Plotting code records:
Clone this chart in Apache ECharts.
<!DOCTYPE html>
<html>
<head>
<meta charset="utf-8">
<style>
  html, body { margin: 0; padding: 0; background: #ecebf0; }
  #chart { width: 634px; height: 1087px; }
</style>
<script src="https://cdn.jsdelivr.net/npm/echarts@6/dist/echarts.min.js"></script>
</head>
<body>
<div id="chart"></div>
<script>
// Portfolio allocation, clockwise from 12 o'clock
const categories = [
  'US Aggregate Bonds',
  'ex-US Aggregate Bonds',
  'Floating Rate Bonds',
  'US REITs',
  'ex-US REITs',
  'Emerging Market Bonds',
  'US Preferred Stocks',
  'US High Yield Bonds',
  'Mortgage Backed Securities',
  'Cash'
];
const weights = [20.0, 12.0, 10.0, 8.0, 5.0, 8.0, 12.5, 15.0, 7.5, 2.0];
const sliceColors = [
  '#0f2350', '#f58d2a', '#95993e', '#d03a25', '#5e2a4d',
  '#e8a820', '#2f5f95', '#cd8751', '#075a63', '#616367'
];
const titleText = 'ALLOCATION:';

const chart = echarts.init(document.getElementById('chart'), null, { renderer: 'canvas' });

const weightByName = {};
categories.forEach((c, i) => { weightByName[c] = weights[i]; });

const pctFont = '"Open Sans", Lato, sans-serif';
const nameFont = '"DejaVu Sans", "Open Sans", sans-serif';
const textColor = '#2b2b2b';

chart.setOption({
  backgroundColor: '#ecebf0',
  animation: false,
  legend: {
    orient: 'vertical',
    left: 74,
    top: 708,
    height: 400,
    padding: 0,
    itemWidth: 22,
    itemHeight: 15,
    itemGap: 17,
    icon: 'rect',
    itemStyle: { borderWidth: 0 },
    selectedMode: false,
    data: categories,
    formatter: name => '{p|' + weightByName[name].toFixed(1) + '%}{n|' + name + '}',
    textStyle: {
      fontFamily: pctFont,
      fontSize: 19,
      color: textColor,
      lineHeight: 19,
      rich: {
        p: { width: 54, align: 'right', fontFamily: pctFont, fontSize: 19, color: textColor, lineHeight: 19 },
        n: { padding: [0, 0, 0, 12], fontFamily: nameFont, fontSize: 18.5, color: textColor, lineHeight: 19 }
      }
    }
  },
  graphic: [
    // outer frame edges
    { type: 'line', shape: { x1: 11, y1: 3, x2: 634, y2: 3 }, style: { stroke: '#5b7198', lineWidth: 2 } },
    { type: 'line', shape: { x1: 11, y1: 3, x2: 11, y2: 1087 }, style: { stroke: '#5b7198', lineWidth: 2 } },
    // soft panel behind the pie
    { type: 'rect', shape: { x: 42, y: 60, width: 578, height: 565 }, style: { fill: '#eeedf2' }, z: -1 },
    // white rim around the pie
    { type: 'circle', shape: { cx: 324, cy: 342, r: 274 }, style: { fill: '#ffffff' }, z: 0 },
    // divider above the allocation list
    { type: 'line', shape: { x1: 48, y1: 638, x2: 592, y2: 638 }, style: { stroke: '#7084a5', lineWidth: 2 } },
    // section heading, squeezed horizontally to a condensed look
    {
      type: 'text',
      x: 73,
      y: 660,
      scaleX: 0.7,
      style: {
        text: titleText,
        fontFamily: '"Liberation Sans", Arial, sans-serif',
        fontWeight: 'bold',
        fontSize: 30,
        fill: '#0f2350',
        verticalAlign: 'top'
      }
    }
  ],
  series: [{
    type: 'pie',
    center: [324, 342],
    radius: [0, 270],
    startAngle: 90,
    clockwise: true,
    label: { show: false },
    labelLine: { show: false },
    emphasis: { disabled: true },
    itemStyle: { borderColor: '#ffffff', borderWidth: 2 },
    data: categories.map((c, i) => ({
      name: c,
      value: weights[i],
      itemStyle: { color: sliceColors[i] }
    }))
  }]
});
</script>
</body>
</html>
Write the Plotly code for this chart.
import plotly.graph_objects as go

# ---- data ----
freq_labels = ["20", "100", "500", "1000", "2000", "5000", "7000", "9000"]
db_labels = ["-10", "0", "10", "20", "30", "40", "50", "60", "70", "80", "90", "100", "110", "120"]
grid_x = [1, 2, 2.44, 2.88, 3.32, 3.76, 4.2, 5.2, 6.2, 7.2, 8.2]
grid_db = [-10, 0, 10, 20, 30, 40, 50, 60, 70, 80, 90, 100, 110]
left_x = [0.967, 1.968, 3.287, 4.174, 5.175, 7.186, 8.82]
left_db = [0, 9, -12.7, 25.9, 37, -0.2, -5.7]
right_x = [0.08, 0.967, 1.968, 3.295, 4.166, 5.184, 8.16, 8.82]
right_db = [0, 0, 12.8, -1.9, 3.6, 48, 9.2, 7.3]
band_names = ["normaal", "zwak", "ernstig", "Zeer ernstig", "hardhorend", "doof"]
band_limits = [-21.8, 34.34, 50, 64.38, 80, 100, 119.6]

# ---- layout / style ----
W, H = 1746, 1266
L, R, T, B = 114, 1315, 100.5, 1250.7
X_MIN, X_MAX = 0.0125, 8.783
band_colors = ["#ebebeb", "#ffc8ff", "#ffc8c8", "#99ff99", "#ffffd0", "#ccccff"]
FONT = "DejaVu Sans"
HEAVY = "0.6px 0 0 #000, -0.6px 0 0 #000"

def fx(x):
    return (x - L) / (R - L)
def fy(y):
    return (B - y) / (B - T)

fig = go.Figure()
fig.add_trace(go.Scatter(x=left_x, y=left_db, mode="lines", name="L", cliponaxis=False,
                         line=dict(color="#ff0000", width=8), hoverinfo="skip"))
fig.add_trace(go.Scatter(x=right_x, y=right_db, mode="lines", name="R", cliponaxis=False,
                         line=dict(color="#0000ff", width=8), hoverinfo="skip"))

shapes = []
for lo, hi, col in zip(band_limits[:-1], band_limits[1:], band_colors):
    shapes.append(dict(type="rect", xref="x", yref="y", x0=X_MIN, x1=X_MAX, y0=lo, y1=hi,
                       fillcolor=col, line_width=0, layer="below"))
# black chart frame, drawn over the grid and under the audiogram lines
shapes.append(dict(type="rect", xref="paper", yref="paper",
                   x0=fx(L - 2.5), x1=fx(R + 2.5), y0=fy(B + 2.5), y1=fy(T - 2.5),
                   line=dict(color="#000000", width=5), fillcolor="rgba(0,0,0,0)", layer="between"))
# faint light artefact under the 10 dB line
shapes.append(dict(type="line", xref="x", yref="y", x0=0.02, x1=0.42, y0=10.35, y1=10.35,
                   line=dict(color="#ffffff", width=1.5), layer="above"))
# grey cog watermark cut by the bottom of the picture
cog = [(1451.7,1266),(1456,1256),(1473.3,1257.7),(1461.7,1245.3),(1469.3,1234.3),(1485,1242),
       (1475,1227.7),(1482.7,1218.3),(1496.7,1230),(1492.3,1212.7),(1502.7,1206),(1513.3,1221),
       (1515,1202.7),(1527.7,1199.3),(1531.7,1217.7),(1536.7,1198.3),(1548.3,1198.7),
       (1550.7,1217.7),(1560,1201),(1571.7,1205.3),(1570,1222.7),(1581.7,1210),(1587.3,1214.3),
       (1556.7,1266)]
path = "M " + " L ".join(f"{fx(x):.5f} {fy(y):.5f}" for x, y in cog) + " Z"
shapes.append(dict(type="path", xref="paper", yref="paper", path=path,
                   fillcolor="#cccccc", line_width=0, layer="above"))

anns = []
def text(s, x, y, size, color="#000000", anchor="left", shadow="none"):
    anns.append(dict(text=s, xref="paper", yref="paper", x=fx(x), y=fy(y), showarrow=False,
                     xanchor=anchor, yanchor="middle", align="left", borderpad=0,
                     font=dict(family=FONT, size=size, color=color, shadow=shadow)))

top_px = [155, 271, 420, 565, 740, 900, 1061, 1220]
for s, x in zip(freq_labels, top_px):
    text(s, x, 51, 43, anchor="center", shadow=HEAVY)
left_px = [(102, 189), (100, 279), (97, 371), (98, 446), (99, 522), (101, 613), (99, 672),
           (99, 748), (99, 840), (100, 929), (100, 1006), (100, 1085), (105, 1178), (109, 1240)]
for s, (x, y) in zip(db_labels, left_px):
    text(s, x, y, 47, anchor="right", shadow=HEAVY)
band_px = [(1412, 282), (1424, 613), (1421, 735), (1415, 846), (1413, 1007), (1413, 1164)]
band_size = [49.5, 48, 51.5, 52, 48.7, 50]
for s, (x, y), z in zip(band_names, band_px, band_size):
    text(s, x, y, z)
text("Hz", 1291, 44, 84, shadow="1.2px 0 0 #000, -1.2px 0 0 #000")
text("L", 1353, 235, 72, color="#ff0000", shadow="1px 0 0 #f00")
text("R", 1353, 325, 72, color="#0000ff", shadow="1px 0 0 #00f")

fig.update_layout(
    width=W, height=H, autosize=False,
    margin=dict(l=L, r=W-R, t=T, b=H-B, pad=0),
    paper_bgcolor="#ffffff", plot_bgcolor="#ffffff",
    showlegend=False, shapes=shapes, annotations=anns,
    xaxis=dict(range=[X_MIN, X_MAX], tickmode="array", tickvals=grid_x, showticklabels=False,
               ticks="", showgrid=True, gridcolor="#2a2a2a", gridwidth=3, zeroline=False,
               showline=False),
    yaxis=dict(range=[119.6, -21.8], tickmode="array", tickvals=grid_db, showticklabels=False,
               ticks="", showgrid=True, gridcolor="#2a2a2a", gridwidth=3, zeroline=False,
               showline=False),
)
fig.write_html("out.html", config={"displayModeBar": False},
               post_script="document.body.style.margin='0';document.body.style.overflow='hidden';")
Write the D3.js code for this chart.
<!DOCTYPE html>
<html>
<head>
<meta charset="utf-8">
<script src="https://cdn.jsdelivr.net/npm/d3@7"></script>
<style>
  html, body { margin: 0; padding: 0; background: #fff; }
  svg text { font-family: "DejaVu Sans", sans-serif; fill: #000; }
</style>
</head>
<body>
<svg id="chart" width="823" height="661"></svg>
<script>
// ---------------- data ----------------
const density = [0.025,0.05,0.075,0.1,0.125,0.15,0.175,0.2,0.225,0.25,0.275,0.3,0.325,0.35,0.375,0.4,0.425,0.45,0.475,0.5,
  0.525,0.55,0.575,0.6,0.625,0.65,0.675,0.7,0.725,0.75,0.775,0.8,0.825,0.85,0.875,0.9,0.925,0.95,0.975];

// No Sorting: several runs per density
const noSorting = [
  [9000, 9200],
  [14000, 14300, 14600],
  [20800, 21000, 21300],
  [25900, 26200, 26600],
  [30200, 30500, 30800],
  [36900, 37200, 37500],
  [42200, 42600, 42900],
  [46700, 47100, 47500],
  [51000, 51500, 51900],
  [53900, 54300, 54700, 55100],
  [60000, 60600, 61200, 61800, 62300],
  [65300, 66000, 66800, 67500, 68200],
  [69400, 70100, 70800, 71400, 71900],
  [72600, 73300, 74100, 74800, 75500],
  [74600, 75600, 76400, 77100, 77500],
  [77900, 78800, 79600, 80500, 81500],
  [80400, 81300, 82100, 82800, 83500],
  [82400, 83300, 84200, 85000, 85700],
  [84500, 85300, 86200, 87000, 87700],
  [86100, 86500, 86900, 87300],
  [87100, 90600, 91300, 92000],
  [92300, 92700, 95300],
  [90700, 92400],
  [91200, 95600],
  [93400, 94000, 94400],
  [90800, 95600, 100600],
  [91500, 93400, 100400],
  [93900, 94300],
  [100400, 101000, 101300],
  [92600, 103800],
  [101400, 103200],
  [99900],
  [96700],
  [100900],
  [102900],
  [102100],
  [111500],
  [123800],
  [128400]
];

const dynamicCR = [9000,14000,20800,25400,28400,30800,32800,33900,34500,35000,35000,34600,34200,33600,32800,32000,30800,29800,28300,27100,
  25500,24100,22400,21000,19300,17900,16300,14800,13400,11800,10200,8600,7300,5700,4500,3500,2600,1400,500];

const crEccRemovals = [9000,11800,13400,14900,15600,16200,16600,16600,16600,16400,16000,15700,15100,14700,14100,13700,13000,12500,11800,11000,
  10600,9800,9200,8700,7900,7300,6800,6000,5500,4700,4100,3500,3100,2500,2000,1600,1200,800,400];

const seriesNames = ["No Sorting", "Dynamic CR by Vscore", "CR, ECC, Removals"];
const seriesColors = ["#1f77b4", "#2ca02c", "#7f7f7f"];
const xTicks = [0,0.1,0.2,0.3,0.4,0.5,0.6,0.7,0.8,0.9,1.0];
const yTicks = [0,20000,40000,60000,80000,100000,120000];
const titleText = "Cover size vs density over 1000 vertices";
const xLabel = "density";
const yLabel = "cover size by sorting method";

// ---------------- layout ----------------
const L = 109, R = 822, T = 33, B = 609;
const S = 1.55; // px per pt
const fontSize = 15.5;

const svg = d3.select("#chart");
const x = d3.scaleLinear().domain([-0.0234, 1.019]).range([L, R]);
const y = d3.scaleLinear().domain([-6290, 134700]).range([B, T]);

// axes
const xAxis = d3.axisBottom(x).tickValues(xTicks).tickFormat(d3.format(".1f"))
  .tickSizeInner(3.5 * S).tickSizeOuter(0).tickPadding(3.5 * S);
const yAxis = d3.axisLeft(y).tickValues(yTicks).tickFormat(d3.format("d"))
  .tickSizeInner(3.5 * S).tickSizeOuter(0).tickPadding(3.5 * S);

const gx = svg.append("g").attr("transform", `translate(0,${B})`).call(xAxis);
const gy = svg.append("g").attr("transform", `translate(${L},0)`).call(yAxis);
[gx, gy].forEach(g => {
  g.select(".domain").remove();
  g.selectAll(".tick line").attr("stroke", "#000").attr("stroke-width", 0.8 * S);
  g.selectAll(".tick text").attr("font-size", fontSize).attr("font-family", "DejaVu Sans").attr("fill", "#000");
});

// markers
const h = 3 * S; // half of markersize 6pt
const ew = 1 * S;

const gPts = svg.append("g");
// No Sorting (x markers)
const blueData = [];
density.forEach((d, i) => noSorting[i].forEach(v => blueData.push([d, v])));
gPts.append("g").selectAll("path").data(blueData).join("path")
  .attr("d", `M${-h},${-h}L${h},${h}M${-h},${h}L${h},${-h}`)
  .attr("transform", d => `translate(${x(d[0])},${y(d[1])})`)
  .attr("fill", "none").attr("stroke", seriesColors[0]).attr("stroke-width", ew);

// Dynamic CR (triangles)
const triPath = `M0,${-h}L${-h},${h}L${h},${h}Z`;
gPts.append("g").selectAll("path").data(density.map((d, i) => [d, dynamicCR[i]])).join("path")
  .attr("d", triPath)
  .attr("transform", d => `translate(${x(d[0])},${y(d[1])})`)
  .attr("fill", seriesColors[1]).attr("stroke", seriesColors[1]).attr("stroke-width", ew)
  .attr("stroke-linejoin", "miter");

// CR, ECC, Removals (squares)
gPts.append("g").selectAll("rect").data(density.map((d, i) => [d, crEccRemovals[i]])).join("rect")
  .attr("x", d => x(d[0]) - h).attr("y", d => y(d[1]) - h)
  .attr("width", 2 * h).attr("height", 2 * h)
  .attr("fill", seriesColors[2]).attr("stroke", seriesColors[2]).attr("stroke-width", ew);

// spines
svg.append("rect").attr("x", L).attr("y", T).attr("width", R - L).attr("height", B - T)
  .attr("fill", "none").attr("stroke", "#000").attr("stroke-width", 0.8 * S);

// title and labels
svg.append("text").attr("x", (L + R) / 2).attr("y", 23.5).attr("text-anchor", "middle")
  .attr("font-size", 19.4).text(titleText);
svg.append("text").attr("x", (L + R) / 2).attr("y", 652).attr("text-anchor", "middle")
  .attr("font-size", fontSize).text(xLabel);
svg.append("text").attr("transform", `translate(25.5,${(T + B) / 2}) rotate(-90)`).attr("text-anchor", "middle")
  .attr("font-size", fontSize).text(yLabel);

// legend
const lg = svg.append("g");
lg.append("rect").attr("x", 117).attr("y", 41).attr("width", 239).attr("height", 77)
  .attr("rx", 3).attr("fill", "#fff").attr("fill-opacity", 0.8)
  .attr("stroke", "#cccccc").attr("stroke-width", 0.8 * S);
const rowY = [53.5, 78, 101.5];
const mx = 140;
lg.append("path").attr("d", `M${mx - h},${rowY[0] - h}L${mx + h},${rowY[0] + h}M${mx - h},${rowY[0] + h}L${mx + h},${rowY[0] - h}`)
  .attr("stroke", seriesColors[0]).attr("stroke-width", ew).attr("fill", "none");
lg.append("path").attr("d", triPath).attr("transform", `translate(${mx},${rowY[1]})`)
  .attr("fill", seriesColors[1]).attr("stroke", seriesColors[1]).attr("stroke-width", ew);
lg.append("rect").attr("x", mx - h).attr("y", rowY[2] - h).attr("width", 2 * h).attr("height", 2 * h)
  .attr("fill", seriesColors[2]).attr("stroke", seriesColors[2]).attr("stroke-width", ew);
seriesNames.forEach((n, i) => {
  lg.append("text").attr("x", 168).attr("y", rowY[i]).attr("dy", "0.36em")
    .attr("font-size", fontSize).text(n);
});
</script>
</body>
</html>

What is asked: From the line that contains "Write the Plotly code for this chart." through the line that contains "import plotly.graph_objects as go", reproduce every line exactly, both end lines included.

Task output:
Write the Plotly code for this chart.
import plotly.graph_objects as go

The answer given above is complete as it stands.